* START *

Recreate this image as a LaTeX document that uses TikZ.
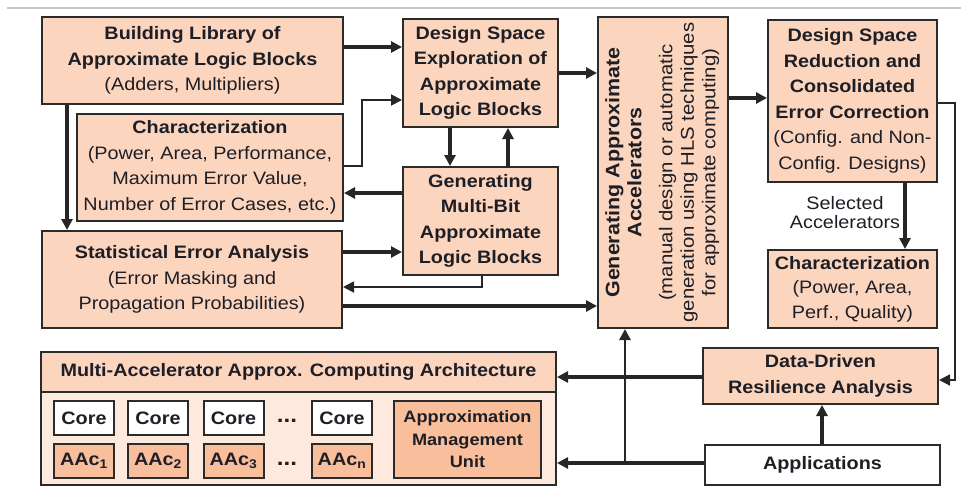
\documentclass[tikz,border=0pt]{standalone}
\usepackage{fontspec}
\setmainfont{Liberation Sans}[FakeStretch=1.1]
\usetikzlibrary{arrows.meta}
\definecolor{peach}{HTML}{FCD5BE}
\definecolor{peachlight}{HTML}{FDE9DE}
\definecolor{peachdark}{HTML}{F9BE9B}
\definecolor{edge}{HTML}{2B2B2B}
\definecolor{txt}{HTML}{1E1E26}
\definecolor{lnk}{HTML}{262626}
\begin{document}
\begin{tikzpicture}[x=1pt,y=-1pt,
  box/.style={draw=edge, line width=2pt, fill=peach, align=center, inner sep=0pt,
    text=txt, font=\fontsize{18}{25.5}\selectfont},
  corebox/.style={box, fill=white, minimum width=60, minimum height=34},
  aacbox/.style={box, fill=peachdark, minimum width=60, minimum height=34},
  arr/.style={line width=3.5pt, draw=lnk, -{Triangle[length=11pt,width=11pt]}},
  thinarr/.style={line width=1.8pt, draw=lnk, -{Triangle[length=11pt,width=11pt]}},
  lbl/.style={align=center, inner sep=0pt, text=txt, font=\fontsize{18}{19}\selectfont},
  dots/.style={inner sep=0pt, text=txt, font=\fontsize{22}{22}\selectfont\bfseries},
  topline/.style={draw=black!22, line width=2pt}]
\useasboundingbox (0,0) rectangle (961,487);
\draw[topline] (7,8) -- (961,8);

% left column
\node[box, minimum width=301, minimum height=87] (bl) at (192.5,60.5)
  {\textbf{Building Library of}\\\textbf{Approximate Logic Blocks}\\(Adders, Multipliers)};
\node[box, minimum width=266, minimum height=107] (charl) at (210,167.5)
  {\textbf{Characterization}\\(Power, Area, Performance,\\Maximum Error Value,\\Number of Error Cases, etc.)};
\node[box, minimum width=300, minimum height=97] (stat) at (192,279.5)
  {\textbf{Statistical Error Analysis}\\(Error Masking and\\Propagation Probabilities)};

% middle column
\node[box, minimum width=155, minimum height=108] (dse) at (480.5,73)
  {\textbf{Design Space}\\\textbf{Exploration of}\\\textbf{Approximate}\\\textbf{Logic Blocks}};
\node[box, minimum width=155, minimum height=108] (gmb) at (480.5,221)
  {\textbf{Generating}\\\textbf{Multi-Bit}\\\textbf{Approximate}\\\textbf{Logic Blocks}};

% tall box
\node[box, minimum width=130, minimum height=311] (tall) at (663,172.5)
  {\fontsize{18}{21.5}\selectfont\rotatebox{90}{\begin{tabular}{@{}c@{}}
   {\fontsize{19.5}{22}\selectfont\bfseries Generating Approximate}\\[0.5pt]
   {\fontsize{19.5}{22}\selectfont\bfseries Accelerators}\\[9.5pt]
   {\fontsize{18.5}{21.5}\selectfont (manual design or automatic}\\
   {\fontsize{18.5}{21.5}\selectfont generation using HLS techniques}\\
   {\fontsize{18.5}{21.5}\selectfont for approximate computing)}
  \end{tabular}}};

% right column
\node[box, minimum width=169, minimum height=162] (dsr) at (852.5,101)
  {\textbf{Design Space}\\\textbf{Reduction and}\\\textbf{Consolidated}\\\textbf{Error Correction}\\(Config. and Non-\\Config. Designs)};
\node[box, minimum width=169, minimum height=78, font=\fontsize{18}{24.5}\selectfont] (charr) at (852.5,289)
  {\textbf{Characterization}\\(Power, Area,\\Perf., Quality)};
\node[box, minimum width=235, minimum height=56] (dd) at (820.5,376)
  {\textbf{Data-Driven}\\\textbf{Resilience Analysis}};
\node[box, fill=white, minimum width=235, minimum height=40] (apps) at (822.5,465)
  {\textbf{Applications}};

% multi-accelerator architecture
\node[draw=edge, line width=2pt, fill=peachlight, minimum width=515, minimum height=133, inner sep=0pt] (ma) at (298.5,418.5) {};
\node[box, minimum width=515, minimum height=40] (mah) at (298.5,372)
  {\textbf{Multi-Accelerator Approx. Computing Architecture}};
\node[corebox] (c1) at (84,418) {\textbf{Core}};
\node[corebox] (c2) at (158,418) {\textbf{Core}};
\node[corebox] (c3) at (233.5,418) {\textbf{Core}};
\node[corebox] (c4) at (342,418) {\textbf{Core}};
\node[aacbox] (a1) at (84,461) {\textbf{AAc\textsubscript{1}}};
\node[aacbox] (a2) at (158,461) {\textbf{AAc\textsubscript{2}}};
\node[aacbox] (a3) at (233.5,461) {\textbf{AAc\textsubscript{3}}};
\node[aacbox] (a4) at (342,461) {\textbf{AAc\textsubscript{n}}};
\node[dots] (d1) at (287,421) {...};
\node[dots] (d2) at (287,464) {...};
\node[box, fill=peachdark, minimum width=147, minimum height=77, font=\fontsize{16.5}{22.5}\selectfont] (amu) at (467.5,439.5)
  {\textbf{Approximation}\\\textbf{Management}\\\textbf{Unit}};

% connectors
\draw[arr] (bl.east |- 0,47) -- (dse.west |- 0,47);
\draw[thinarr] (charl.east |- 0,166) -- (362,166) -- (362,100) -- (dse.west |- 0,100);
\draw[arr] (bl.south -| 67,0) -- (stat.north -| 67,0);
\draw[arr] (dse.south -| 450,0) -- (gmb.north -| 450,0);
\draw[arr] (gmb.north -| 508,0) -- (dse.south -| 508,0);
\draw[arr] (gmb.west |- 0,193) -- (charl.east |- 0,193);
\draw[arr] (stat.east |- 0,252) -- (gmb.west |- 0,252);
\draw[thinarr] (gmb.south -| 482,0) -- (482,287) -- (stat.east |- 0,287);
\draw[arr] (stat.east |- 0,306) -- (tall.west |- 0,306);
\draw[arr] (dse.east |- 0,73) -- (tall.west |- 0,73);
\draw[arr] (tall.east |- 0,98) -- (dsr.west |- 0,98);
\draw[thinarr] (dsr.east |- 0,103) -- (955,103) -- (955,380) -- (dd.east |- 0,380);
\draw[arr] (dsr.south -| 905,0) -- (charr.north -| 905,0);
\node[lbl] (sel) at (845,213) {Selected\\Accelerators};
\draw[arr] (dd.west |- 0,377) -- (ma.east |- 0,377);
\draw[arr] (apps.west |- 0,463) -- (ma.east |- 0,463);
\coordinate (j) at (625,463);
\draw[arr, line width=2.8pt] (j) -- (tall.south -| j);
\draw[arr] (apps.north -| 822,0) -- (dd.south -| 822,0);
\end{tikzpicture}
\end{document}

* END *
* START *

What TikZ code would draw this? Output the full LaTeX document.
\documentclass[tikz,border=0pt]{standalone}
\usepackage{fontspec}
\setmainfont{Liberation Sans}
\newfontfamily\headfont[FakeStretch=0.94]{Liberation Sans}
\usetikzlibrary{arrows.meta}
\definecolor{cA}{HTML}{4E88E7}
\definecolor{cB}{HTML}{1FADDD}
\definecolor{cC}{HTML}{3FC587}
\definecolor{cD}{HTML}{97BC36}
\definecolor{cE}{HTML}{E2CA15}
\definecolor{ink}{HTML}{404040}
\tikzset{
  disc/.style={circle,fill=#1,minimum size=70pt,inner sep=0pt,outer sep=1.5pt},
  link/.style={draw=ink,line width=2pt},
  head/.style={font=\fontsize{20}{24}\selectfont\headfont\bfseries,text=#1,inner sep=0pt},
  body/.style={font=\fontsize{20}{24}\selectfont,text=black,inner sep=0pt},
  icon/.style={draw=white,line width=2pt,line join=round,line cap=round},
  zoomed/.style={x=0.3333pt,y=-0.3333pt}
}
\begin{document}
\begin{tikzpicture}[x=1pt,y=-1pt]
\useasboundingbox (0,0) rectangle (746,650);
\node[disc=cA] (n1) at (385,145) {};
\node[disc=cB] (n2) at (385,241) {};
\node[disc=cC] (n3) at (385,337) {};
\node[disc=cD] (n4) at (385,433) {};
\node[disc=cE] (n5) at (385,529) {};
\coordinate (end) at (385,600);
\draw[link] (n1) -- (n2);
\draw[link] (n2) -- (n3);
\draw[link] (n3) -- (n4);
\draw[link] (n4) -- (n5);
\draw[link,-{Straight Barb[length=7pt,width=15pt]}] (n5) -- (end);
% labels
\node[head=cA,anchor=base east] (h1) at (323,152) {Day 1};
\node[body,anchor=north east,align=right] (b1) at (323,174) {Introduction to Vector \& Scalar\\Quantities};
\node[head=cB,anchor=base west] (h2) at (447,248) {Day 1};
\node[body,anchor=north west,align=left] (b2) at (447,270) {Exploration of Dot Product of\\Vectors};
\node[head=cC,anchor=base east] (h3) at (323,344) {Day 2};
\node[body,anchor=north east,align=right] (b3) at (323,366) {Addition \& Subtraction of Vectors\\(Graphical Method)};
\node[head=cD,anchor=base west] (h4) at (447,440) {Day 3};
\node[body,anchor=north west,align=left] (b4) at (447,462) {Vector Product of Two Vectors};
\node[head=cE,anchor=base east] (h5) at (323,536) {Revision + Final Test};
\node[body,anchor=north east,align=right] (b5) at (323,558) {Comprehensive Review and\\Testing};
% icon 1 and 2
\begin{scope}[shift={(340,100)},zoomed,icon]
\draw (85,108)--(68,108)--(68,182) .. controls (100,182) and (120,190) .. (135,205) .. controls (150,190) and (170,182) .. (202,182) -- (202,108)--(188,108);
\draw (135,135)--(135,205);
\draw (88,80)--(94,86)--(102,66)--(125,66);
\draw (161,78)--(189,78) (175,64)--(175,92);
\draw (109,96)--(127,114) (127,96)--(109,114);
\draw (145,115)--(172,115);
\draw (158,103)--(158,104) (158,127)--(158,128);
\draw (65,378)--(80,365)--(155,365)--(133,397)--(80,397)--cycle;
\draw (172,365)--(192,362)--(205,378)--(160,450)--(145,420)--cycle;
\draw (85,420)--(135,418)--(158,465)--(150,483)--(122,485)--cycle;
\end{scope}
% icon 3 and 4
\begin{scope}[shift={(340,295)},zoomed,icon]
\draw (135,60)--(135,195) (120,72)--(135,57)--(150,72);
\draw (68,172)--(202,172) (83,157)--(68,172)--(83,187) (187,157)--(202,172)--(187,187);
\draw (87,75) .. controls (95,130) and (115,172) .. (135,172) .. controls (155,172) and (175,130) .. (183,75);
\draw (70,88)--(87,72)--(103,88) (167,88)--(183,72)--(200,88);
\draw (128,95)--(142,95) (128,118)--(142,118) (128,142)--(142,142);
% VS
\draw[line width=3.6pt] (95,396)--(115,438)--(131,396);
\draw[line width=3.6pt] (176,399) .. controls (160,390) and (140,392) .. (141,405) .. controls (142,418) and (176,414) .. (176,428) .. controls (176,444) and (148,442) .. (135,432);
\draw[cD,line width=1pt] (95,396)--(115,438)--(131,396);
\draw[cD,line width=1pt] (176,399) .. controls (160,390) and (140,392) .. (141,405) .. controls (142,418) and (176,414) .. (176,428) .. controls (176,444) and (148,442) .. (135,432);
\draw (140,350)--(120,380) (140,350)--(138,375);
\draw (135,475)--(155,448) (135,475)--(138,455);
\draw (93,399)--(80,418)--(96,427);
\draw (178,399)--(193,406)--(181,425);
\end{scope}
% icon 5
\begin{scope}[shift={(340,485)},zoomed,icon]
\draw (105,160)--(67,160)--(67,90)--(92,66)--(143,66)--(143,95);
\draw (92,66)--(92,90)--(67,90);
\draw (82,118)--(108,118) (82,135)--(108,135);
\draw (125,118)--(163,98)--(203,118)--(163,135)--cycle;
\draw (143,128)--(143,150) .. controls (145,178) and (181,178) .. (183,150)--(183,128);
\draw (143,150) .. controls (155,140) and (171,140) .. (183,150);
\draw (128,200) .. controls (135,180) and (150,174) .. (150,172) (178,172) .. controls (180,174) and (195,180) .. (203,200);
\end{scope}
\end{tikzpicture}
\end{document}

* END *
* START *

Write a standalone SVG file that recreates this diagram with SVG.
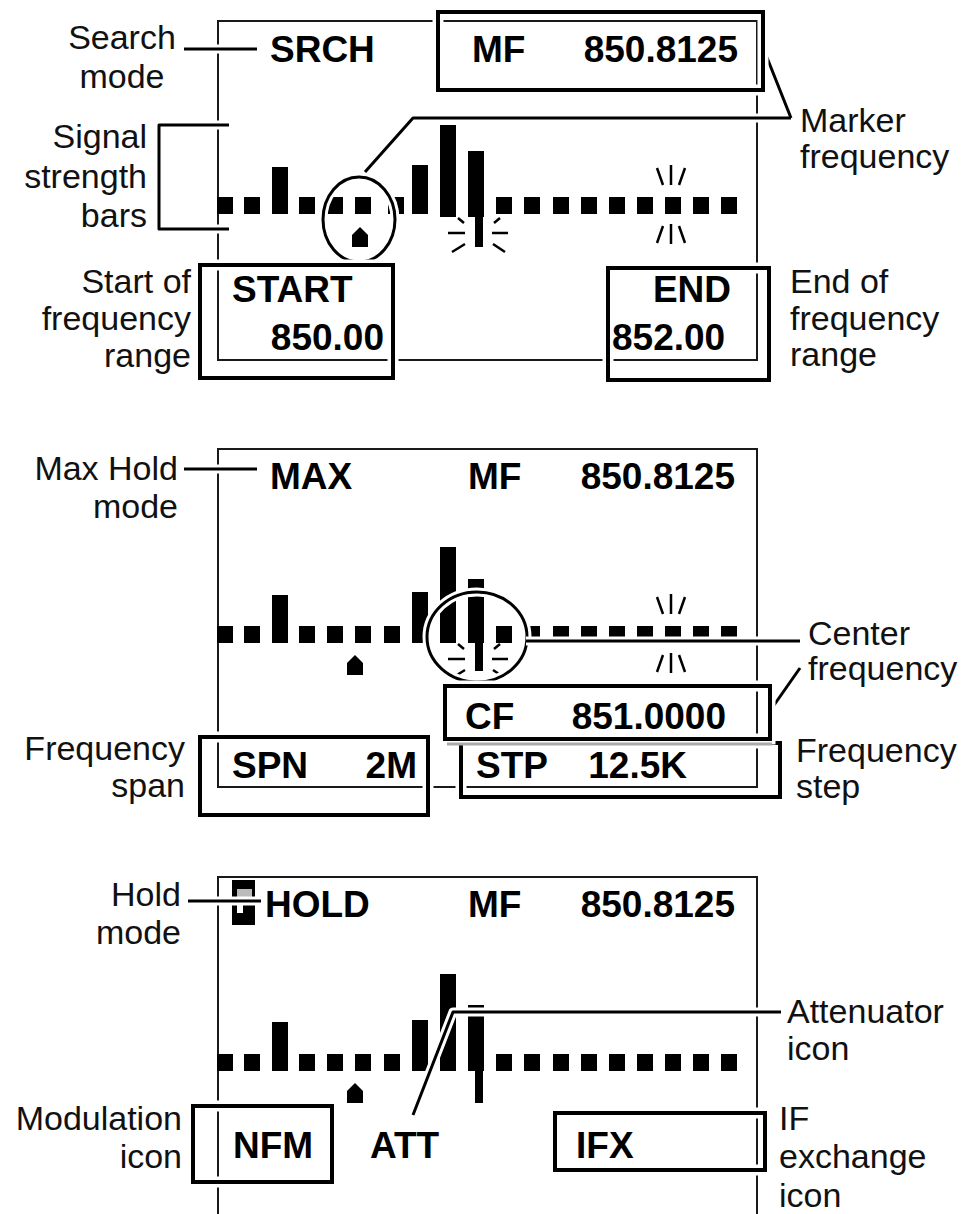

* END *

=== WHAT NEEDS TO BE DONE ===
Read the data above. Pull out each line in which the string "LaTeX" appears.

=== SOLUTION TO THIS PROBLEM ===
Recreate this image as a LaTeX document that uses TikZ.
What TikZ code would draw this? Output the full LaTeX document.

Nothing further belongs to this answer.